- _Task brief_
Copy each line of the data below exactly, leaving out pictures.
── Source excerpt ──
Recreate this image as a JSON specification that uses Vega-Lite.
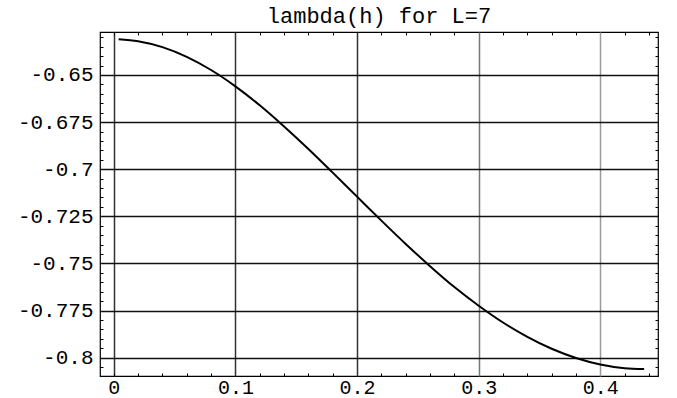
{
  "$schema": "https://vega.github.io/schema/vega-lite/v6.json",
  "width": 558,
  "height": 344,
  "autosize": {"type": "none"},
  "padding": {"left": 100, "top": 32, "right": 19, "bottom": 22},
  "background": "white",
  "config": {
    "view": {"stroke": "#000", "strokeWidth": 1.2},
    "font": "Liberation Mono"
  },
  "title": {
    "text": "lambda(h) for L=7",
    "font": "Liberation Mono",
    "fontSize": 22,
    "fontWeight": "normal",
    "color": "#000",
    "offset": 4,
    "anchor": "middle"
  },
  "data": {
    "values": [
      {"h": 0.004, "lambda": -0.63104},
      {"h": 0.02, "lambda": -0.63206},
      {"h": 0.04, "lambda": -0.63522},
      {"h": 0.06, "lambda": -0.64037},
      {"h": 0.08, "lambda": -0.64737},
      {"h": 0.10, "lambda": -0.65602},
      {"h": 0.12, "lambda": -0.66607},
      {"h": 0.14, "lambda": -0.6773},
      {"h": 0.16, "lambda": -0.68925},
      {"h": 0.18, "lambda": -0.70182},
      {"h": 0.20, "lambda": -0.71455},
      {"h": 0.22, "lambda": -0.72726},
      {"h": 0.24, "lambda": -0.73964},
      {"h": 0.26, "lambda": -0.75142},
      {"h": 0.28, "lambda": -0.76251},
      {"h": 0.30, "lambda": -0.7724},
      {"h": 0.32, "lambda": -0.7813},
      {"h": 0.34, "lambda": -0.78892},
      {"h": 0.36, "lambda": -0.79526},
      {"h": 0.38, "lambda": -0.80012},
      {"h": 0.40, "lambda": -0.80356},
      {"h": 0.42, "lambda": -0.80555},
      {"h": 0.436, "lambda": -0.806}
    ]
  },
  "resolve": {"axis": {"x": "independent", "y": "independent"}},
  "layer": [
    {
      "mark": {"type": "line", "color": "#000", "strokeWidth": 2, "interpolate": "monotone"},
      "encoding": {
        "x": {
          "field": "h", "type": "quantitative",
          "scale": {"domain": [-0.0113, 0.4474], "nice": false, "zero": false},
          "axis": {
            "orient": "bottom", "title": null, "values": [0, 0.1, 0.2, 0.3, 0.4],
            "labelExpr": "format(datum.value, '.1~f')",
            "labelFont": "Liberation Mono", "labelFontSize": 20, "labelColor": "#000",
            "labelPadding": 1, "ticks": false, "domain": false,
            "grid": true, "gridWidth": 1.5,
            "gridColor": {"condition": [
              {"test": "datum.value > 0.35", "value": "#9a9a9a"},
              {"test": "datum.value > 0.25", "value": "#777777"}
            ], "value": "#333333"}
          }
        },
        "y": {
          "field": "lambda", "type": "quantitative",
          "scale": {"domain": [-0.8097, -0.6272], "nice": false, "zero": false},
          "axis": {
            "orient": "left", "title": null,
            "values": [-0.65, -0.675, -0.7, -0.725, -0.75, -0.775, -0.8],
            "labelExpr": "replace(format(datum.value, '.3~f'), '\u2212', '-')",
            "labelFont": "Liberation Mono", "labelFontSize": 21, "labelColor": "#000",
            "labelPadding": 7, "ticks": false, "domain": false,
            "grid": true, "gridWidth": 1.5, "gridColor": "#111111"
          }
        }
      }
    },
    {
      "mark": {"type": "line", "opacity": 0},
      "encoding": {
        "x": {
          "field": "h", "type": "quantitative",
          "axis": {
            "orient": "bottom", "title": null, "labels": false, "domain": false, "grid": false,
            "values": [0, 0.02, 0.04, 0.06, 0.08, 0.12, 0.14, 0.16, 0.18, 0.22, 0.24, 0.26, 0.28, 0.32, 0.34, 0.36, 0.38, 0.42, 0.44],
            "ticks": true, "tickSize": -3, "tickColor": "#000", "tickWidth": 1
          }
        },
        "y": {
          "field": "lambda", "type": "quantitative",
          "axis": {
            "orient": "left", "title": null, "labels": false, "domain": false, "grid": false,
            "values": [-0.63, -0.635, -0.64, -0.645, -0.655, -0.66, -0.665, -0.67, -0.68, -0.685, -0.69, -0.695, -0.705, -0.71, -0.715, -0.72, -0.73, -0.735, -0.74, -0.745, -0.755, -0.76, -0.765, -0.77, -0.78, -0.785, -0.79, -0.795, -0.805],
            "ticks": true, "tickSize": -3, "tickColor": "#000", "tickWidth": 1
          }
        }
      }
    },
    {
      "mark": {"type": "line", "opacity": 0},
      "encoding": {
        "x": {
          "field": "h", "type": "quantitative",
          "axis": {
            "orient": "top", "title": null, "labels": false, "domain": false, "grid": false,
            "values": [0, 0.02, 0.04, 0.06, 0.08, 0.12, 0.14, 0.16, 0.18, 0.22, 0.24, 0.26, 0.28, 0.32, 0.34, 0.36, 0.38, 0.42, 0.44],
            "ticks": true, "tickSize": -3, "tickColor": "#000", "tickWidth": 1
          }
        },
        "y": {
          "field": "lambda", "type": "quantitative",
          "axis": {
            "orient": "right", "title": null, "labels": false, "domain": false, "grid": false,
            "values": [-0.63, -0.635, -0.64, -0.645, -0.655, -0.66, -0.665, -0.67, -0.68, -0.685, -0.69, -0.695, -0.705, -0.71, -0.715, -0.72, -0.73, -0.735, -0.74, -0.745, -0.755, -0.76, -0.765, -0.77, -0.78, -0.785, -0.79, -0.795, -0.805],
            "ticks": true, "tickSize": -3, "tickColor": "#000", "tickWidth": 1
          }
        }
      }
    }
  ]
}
───
- _Response to this exercise_
Recreate this image as a JSON specification that uses Vega-Lite.
{
  "$schema": "https://vega.github.io/schema/vega-lite/v6.json",
  "width": 558,
  "height": 344,
  "autosize": {"type": "none"},
  "padding": {"left": 100, "top": 32, "right": 19, "bottom": 22},
  "background": "white",
  "config": {
    "view": {"stroke": "#000", "strokeWidth": 1.2},
    "font": "Liberation Mono"
  },
  "title": {
    "text": "lambda(h) for L=7",
    "font": "Liberation Mono",
    "fontSize": 22,
    "fontWeight": "normal",
    "color": "#000",
    "offset": 4,
    "anchor": "middle"
  },
  "data": {
    "values": [
      {"h": 0.004, "lambda": -0.63104},
      {"h": 0.02, "lambda": -0.63206},
      {"h": 0.04, "lambda": -0.63522},
      {"h": 0.06, "lambda": -0.64037},
      {"h": 0.08, "lambda": -0.64737},
      {"h": 0.10, "lambda": -0.65602},
      {"h": 0.12, "lambda": -0.66607},
      {"h": 0.14, "lambda": -0.6773},
      {"h": 0.16, "lambda": -0.68925},
      {"h": 0.18, "lambda": -0.70182},
      {"h": 0.20, "lambda": -0.71455},
      {"h": 0.22, "lambda": -0.72726},
      {"h": 0.24, "lambda": -0.73964},
      {"h": 0.26, "lambda": -0.75142},
      {"h": 0.28, "lambda": -0.76251},
      {"h": 0.30, "lambda": -0.7724},
      {"h": 0.32, "lambda": -0.7813},
      {"h": 0.34, "lambda": -0.78892},
      {"h": 0.36, "lambda": -0.79526},
      {"h": 0.38, "lambda": -0.80012},
      {"h": 0.40, "lambda": -0.80356},
      {"h": 0.42, "lambda": -0.80555},
      {"h": 0.436, "lambda": -0.806}
    ]
  },
  "resolve": {"axis": {"x": "independent", "y": "independent"}},
  "layer": [
    {
      "mark": {"type": "line", "color": "#000", "strokeWidth": 2, "interpolate": "monotone"},
      "encoding": {
        "x": {
          "field": "h", "type": "quantitative",
          "scale": {"domain": [-0.0113, 0.4474], "nice": false, "zero": false},
          "axis": {
            "orient": "bottom", "title": null, "values": [0, 0.1, 0.2, 0.3, 0.4],
            "labelExpr": "format(datum.value, '.1~f')",
            "labelFont": "Liberation Mono", "labelFontSize": 20, "labelColor": "#000",
            "labelPadding": 1, "ticks": false, "domain": false,
            "grid": true, "gridWidth": 1.5,
            "gridColor": {"condition": [
              {"test": "datum.value > 0.35", "value": "#9a9a9a"},
              {"test": "datum.value > 0.25", "value": "#777777"}
            ], "value": "#333333"}
          }
        },
        "y": {
          "field": "lambda", "type": "quantitative",
          "scale": {"domain": [-0.8097, -0.6272], "nice": false, "zero": false},
          "axis": {
            "orient": "left", "title": null,
            "values": [-0.65, -0.675, -0.7, -0.725, -0.75, -0.775, -0.8],
            "labelExpr": "replace(format(datum.value, '.3~f'), '\u2212', '-')",
            "labelFont": "Liberation Mono", "labelFontSize": 21, "labelColor": "#000",
            "labelPadding": 7, "ticks": false, "domain": false,
            "grid": true, "gridWidth": 1.5, "gridColor": "#111111"
          }
        }
      }
    },
    {
      "mark": {"type": "line", "opacity": 0},
      "encoding": {
        "x": {
          "field": "h", "type": "quantitative",
          "axis": {
            "orient": "bottom", "title": null, "labels": false, "domain": false, "grid": false,
            "values": [0, 0.02, 0.04, 0.06, 0.08, 0.12, 0.14, 0.16, 0.18, 0.22, 0.24, 0.26, 0.28, 0.32, 0.34, 0.36, 0.38, 0.42, 0.44],
            "ticks": true, "tickSize": -3, "tickColor": "#000", "tickWidth": 1
          }
        },
        "y": {
          "field": "lambda", "type": "quantitative",
          "axis": {
            "orient": "left", "title": null, "labels": false, "domain": false, "grid": false,
            "values": [-0.63, -0.635, -0.64, -0.645, -0.655, -0.66, -0.665, -0.67, -0.68, -0.685, -0.69, -0.695, -0.705, -0.71, -0.715, -0.72, -0.73, -0.735, -0.74, -0.745, -0.755, -0.76, -0.765, -0.77, -0.78, -0.785, -0.79, -0.795, -0.805],
            "ticks": true, "tickSize": -3, "tickColor": "#000", "tickWidth": 1
          }
        }
      }
    },
    {
      "mark": {"type": "line", "opacity": 0},
      "encoding": {
        "x": {
          "field": "h", "type": "quantitative",
          "axis": {
            "orient": "top", "title": null, "labels": false, "domain": false, "grid": false,
            "values": [0, 0.02, 0.04, 0.06, 0.08, 0.12, 0.14, 0.16, 0.18, 0.22, 0.24, 0.26, 0.28, 0.32, 0.34, 0.36, 0.38, 0.42, 0.44],
            "ticks": true, "tickSize": -3, "tickColor": "#000", "tickWidth": 1
          }
        },
        "y": {
          "field": "lambda", "type": "quantitative",
          "axis": {
            "orient": "right", "title": null, "labels": false, "domain": false, "grid": false,
            "values": [-0.63, -0.635, -0.64, -0.645, -0.655, -0.66, -0.665, -0.67, -0.68, -0.685, -0.69, -0.695, -0.705, -0.71, -0.715, -0.72, -0.73, -0.735, -0.74, -0.745, -0.755, -0.76, -0.765, -0.77, -0.78, -0.785, -0.79, -0.795, -0.805],
            "ticks": true, "tickSize": -3, "tickColor": "#000", "tickWidth": 1
          }
        }
      }
    }
  ]
}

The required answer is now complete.